**WHAT TO PRODUCE**
Reproduce every line of the listing as written, apart from the pictures.

[Code that draws figures]
_____

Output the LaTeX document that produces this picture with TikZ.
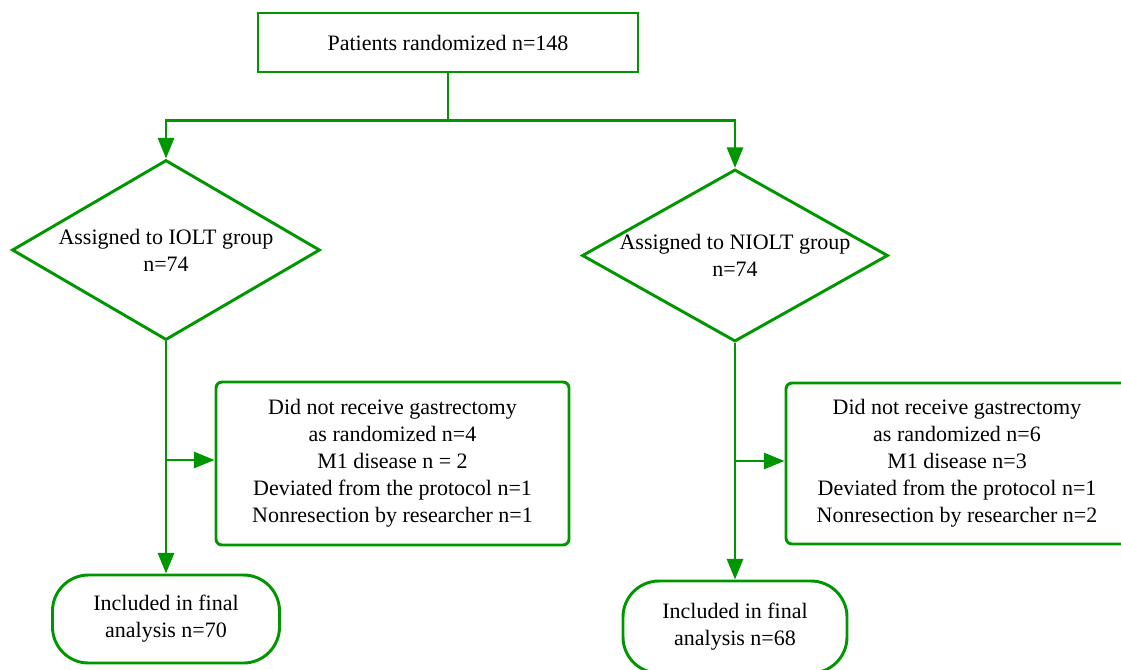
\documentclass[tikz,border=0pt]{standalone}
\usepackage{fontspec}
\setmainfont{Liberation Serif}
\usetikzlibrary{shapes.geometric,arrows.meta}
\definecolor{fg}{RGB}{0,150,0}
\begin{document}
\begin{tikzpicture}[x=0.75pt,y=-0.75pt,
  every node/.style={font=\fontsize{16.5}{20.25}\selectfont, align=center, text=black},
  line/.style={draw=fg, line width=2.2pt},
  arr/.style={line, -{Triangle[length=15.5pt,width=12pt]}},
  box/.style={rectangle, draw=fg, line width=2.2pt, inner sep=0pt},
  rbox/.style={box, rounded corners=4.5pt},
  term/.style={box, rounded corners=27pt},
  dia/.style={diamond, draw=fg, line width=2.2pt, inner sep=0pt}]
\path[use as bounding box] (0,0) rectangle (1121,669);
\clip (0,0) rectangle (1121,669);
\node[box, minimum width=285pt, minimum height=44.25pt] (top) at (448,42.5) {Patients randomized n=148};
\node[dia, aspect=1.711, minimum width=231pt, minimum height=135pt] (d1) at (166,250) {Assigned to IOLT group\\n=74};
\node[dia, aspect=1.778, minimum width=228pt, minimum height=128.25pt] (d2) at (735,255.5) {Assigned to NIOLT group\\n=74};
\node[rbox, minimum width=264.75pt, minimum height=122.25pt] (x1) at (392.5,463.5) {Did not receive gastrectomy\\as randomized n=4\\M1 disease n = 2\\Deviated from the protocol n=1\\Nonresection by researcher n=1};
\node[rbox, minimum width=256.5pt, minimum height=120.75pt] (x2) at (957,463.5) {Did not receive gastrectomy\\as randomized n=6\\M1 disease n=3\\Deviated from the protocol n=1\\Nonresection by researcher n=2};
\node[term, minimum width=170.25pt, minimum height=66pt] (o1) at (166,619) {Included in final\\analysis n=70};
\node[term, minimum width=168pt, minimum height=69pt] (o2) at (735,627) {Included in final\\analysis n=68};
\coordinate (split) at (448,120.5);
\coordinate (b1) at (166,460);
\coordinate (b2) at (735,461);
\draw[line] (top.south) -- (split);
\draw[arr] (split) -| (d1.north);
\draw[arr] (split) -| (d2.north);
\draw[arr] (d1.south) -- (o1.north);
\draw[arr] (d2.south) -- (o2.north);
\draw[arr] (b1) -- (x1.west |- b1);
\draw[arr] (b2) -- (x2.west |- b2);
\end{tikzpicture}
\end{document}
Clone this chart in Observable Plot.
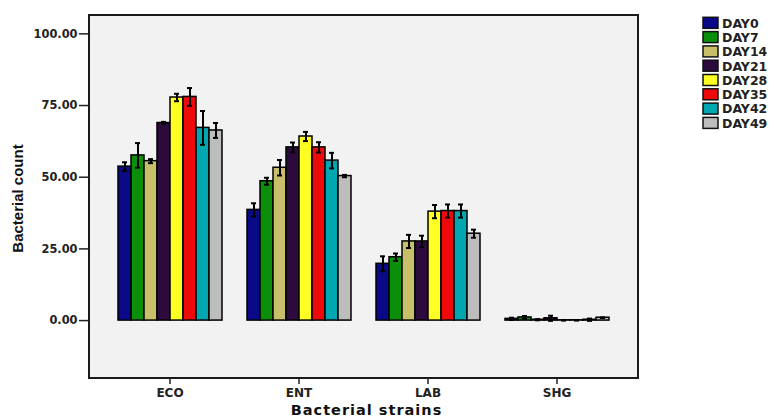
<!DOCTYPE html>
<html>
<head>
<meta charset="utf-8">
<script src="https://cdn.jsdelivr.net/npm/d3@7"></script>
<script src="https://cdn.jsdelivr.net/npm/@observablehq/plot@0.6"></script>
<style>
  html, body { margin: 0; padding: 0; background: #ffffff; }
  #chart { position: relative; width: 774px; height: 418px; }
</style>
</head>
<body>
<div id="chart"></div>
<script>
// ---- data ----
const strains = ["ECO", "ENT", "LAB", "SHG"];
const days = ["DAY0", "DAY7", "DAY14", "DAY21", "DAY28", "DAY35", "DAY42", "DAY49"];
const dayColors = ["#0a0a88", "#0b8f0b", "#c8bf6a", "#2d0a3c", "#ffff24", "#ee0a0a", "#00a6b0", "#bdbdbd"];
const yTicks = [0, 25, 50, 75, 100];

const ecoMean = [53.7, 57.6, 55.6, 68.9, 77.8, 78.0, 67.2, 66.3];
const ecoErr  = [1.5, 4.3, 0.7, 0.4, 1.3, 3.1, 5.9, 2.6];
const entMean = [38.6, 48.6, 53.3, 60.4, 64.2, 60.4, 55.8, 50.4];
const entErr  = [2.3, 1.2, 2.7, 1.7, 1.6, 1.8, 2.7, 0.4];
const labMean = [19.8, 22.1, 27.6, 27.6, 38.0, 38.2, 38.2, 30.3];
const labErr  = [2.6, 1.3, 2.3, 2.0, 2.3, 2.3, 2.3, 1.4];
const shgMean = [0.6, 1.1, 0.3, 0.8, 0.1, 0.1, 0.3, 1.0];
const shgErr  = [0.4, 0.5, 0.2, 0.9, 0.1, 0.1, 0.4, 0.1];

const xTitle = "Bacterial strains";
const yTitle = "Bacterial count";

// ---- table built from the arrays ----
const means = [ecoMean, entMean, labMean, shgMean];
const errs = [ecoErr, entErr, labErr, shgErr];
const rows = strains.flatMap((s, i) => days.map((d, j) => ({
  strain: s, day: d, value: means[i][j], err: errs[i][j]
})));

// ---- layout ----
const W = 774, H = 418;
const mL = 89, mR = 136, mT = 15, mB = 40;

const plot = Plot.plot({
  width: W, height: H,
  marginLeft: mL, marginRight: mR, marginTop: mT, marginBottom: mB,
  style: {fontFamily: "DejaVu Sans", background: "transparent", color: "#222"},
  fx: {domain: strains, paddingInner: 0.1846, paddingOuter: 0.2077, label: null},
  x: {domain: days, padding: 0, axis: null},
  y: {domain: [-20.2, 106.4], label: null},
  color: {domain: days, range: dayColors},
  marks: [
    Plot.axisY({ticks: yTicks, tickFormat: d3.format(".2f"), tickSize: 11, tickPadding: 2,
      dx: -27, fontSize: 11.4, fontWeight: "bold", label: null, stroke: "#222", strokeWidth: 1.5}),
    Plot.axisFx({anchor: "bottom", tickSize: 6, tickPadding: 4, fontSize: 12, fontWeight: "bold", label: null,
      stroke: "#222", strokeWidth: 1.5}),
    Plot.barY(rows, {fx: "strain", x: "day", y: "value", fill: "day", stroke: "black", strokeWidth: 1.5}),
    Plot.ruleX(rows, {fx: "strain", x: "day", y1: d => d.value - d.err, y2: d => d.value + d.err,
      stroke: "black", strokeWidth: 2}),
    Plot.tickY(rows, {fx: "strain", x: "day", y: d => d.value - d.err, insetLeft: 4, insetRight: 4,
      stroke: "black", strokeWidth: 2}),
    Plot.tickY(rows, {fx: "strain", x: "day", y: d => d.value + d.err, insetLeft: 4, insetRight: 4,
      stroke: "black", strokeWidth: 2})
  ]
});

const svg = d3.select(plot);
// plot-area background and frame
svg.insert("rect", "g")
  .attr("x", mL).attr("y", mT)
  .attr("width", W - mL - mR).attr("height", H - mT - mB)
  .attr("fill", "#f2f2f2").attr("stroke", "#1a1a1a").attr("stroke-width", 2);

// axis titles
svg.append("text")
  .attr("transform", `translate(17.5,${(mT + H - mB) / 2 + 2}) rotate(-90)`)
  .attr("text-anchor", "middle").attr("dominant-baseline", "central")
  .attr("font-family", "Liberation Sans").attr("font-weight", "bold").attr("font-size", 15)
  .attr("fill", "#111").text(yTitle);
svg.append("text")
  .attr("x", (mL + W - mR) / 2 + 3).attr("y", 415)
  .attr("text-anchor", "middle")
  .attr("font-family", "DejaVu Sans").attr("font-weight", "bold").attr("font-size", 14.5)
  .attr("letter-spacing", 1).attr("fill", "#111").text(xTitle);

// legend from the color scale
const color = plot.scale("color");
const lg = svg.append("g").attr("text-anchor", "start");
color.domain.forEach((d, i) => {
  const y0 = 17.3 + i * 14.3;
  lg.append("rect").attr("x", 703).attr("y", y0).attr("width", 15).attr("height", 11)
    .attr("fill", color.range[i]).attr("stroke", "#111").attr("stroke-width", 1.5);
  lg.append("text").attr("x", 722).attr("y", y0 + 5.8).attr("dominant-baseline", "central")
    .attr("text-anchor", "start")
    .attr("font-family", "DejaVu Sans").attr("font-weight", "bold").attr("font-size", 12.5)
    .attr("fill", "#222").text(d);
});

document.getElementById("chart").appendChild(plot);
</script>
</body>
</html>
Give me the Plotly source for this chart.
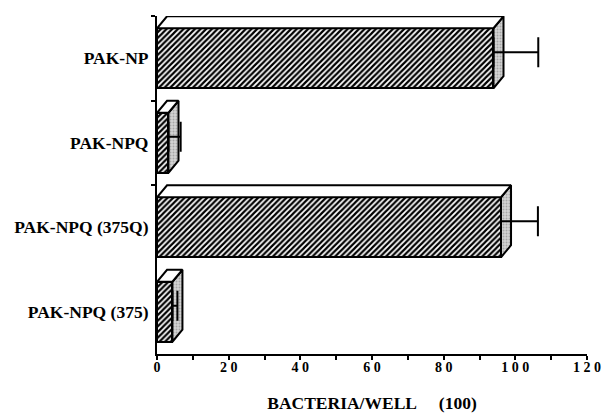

_____

**RIGHT ANSWER**
Output the LaTeX document that produces this picture with TikZ.
\documentclass[tikz,border=0pt]{standalone}
\usepackage{fontspec}
\setmainfont{Liberation Serif}
\usetikzlibrary{shapes.geometric,arrows.meta}
\definecolor{fg}{RGB}{0,150,0}
\begin{document}
\begin{tikzpicture}[x=0.75pt,y=-0.75pt,
  every node/.style={font=\fontsize{16.5}{20.25}\selectfont, align=center, text=black},
  line/.style={draw=fg, line width=2.2pt},
  arr/.style={line, -{Triangle[length=15.5pt,width=12pt]}},
  box/.style={rectangle, draw=fg, line width=2.2pt, inner sep=0pt},
  rbox/.style={box, rounded corners=4.5pt},
  term/.style={box, rounded corners=27pt},
  dia/.style={diamond, draw=fg, line width=2.2pt, inner sep=0pt}]
\path[use as bounding box] (0,0) rectangle (1121,669);
\clip (0,0) rectangle (1121,669);
\node[box, minimum width=285pt, minimum height=44.25pt] (top) at (448,42.5) {Patients randomized n=148};
\node[dia, aspect=1.711, minimum width=231pt, minimum height=135pt] (d1) at (166,250) {Assigned to IOLT group\\n=74};
\node[dia, aspect=1.778, minimum width=228pt, minimum height=128.25pt] (d2) at (735,255.5) {Assigned to NIOLT group\\n=74};
\node[rbox, minimum width=264.75pt, minimum height=122.25pt] (x1) at (392.5,463.5) {Did not receive gastrectomy\\as randomized n=4\\M1 disease n = 2\\Deviated from the protocol n=1\\Nonresection by researcher n=1};
\node[rbox, minimum width=256.5pt, minimum height=120.75pt] (x2) at (957,463.5) {Did not receive gastrectomy\\as randomized n=6\\M1 disease n=3\\Deviated from the protocol n=1\\Nonresection by researcher n=2};
\node[term, minimum width=170.25pt, minimum height=66pt] (o1) at (166,619) {Included in final\\analysis n=70};
\node[term, minimum width=168pt, minimum height=69pt] (o2) at (735,627) {Included in final\\analysis n=68};
\coordinate (split) at (448,120.5);
\coordinate (b1) at (166,460);
\coordinate (b2) at (735,461);
\draw[line] (top.south) -- (split);
\draw[arr] (split) -| (d1.north);
\draw[arr] (split) -| (d2.north);
\draw[arr] (d1.south) -- (o1.north);
\draw[arr] (d2.south) -- (o2.north);
\draw[arr] (b1) -- (x1.west |- b1);
\draw[arr] (b2) -- (x2.west |- b2);
\end{tikzpicture}
\end{document}
Clone this chart in Observable Plot.
<!DOCTYPE html>
<html>
<head>
<meta charset="utf-8">
<script src="https://cdn.jsdelivr.net/npm/d3@7"></script>
<script src="https://cdn.jsdelivr.net/npm/@observablehq/plot@0.6"></script>
<style>
  html, body { margin: 0; padding: 0; background: #ffffff; }
  #chart { position: relative; width: 774px; height: 418px; }
</style>
</head>
<body>
<div id="chart"></div>
<script>
// ---- data ----
const strains = ["ECO", "ENT", "LAB", "SHG"];
const days = ["DAY0", "DAY7", "DAY14", "DAY21", "DAY28", "DAY35", "DAY42", "DAY49"];
const dayColors = ["#0a0a88", "#0b8f0b", "#c8bf6a", "#2d0a3c", "#ffff24", "#ee0a0a", "#00a6b0", "#bdbdbd"];
const yTicks = [0, 25, 50, 75, 100];

const ecoMean = [53.7, 57.6, 55.6, 68.9, 77.8, 78.0, 67.2, 66.3];
const ecoErr  = [1.5, 4.3, 0.7, 0.4, 1.3, 3.1, 5.9, 2.6];
const entMean = [38.6, 48.6, 53.3, 60.4, 64.2, 60.4, 55.8, 50.4];
const entErr  = [2.3, 1.2, 2.7, 1.7, 1.6, 1.8, 2.7, 0.4];
const labMean = [19.8, 22.1, 27.6, 27.6, 38.0, 38.2, 38.2, 30.3];
const labErr  = [2.6, 1.3, 2.3, 2.0, 2.3, 2.3, 2.3, 1.4];
const shgMean = [0.6, 1.1, 0.3, 0.8, 0.1, 0.1, 0.3, 1.0];
const shgErr  = [0.4, 0.5, 0.2, 0.9, 0.1, 0.1, 0.4, 0.1];

const xTitle = "Bacterial strains";
const yTitle = "Bacterial count";

// ---- table built from the arrays ----
const means = [ecoMean, entMean, labMean, shgMean];
const errs = [ecoErr, entErr, labErr, shgErr];
const rows = strains.flatMap((s, i) => days.map((d, j) => ({
  strain: s, day: d, value: means[i][j], err: errs[i][j]
})));

// ---- layout ----
const W = 774, H = 418;
const mL = 89, mR = 136, mT = 15, mB = 40;

const plot = Plot.plot({
  width: W, height: H,
  marginLeft: mL, marginRight: mR, marginTop: mT, marginBottom: mB,
  style: {fontFamily: "DejaVu Sans", background: "transparent", color: "#222"},
  fx: {domain: strains, paddingInner: 0.1846, paddingOuter: 0.2077, label: null},
  x: {domain: days, padding: 0, axis: null},
  y: {domain: [-20.2, 106.4], label: null},
  color: {domain: days, range: dayColors},
  marks: [
    Plot.axisY({ticks: yTicks, tickFormat: d3.format(".2f"), tickSize: 11, tickPadding: 2,
      dx: -27, fontSize: 11.4, fontWeight: "bold", label: null, stroke: "#222", strokeWidth: 1.5}),
    Plot.axisFx({anchor: "bottom", tickSize: 6, tickPadding: 4, fontSize: 12, fontWeight: "bold", label: null,
      stroke: "#222", strokeWidth: 1.5}),
    Plot.barY(rows, {fx: "strain", x: "day", y: "value", fill: "day", stroke: "black", strokeWidth: 1.5}),
    Plot.ruleX(rows, {fx: "strain", x: "day", y1: d => d.value - d.err, y2: d => d.value + d.err,
      stroke: "black", strokeWidth: 2}),
    Plot.tickY(rows, {fx: "strain", x: "day", y: d => d.value - d.err, insetLeft: 4, insetRight: 4,
      stroke: "black", strokeWidth: 2}),
    Plot.tickY(rows, {fx: "strain", x: "day", y: d => d.value + d.err, insetLeft: 4, insetRight: 4,
      stroke: "black", strokeWidth: 2})
  ]
});

const svg = d3.select(plot);
// plot-area background and frame
svg.insert("rect", "g")
  .attr("x", mL).attr("y", mT)
  .attr("width", W - mL - mR).attr("height", H - mT - mB)
  .attr("fill", "#f2f2f2").attr("stroke", "#1a1a1a").attr("stroke-width", 2);

// axis titles
svg.append("text")
  .attr("transform", `translate(17.5,${(mT + H - mB) / 2 + 2}) rotate(-90)`)
  .attr("text-anchor", "middle").attr("dominant-baseline", "central")
  .attr("font-family", "Liberation Sans").attr("font-weight", "bold").attr("font-size", 15)
  .attr("fill", "#111").text(yTitle);
svg.append("text")
  .attr("x", (mL + W - mR) / 2 + 3).attr("y", 415)
  .attr("text-anchor", "middle")
  .attr("font-family", "DejaVu Sans").attr("font-weight", "bold").attr("font-size", 14.5)
  .attr("letter-spacing", 1).attr("fill", "#111").text(xTitle);

// legend from the color scale
const color = plot.scale("color");
const lg = svg.append("g").attr("text-anchor", "start");
color.domain.forEach((d, i) => {
  const y0 = 17.3 + i * 14.3;
  lg.append("rect").attr("x", 703).attr("y", y0).attr("width", 15).attr("height", 11)
    .attr("fill", color.range[i]).attr("stroke", "#111").attr("stroke-width", 1.5);
  lg.append("text").attr("x", 722).attr("y", y0 + 5.8).attr("dominant-baseline", "central")
    .attr("text-anchor", "start")
    .attr("font-family", "DejaVu Sans").attr("font-weight", "bold").attr("font-size", 12.5)
    .attr("fill", "#222").text(d);
});

document.getElementById("chart").appendChild(plot);
</script>
</body>
</html>
Give me the Plotly source for this chart.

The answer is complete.